The symposium on 4 May, 2019, was titled “The ethnographic artefacts of the Forster collections in dialogue with their cultures of origin”. It was held at the historic inn “Zum Eichenkranz” (the oak wreath), and chaired by Brigitte Mang (chair and director of the KsDW). In attendance were members and guests of the three organisations GFG, KsDW and CCS.
Wolfgang Savelsberg (head of the department of castles and collections at the KsDW) presented a knowledgeable lecture on the history of the “South Sea curiosities” of Wörlitz, where they had been publicly accessible for a long time at a purpose-built “Forster pavilion” atop the Eisenhart.
In his presentation, “The Wörlitz example: Regarding the renaissance of old South Sea collections” Dieter Heintze (GFG, Bremen) pointed out that it was only during the past three decades that engagement with these collections intensified to a point that did justice to their significance for their original communities, the contexts of the cultural transfer as well as the respective views of one community towards the other.
Phyllis S. Herda (Department of Anthropology, University of Auckland) shed some light in her talk on the Forsters’ stay in Tonga during a period of frequent change in the history of these Polynesian islands. She scrutinised the ethnological descriptions of these two naturalists, the images created in the process, artefacts (bartered and given), as well as the influence that these “remnants” of the expedition had on the understanding of past events and the direction of Tongan politics during the second half of the 18th century.
Frank Vorpahl4 (GFG, curator of the exhibition) presented “Tapa from Tonga and bags that aren’t actually bags”. He described the long years of research undertaken regarding the provenance, origin and acquisition of these artefacts, and gave a critical reflection of the profound writings of the Forsters—a basis for research that could open up a new perspective on the Wörlitz collection. Of particular importance was the intensive exchange with experts from Tonga and New Zealand, together with the project group “Ancient Futures” of the University of Auckland and the cultural work shop “Ancient Tonga” in Nuku´alofa, which contribute to the revitalisation of Tongan cultural heritage today.
Dagmar Vaikalafi Dyck (“Ancient Futures Marsden Project”, University of Auckland) highlighted in her lecture “Ancient Futures: Tongan Art of the 18th and 19th Centuries and Their Legacy” how relationships of mutual trust between ethnographic collections/museums and the countries of origin developed especially to the diasporic Pacific community in New Zealand and the Kingdom of Tonga. As a practicing contemporary artist she incorporates the historical background of the manual manufacturing processes for these artefacts in her own artwork.

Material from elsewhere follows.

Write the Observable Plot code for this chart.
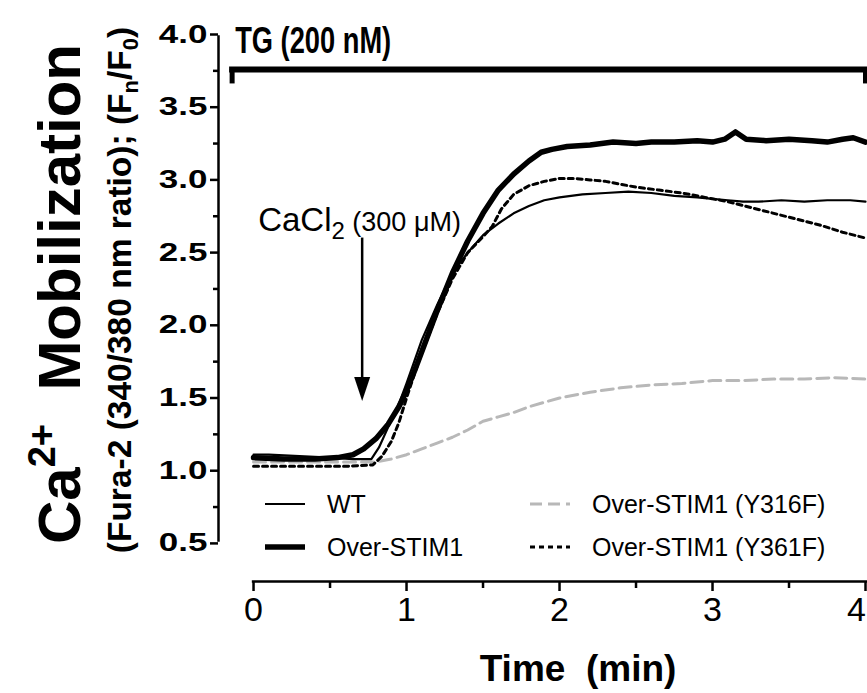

Following Dagmar Dyck’s words there was a lunch break, including a walk to the nearby “Eisenhart” with its South Seas pavilion, where the Forster collection was kept for many years before it was sent for restoration and thence to the climate-controlled rooms in the attic of Wörlitz Castle.
After lunch, Susanne Wernsing (University of Göttingen) described her current work exploring the natural history inventory of the “Königlichen Akademischen Museums” (Royal Academic Museum) of the University of Göttingen during the period from 1773 to 1878, which is part of a research project called “Sammeln” (collecting). She pondered whether it is possible to trace the increasing differentiation of scientific disciplines, from the end of the 18th century, through the practices regarding the collection and its objects (as well as the rearrangement of the inventory), especially regarding the Cook/Forster portfolios? Or are they mutually dependent? The initial result from the work was “The rearrangement of the ‘South Sea curiosities’ ”.
Andrew Mills (School of Culture and Creative Arts, University of Glasgow) highlighted the fact that Tongan war clubs are counted among the most remarkable works of art that were traded at the time of Cook’s Second Voyage in Oceania. The weapons that were collected and described by the Forsters in Tonga in 1773/74 are among the most important sources for understanding the changing concept of art regarding Tongan wood sculptures in the 18th and 19th centuries, as their shapes have completely changed since about 1800.
Billie Lythberg (University of Auckland Business School) remarked that the Tongan tapa items of the Wörlitz Forster Collection are in fact a modular microcosm. She elaborated on the structure of manufacture, its connection with comparable historical items in other collections worldwide, as well as with contemporary manufacture of tapa, and she emphasised their important role for the peaceful joining of continents and countries and their inhabitants.
In conclusion, Michael Ewert (GFG, Munich) eloquently summarised the most important findings of the symposium.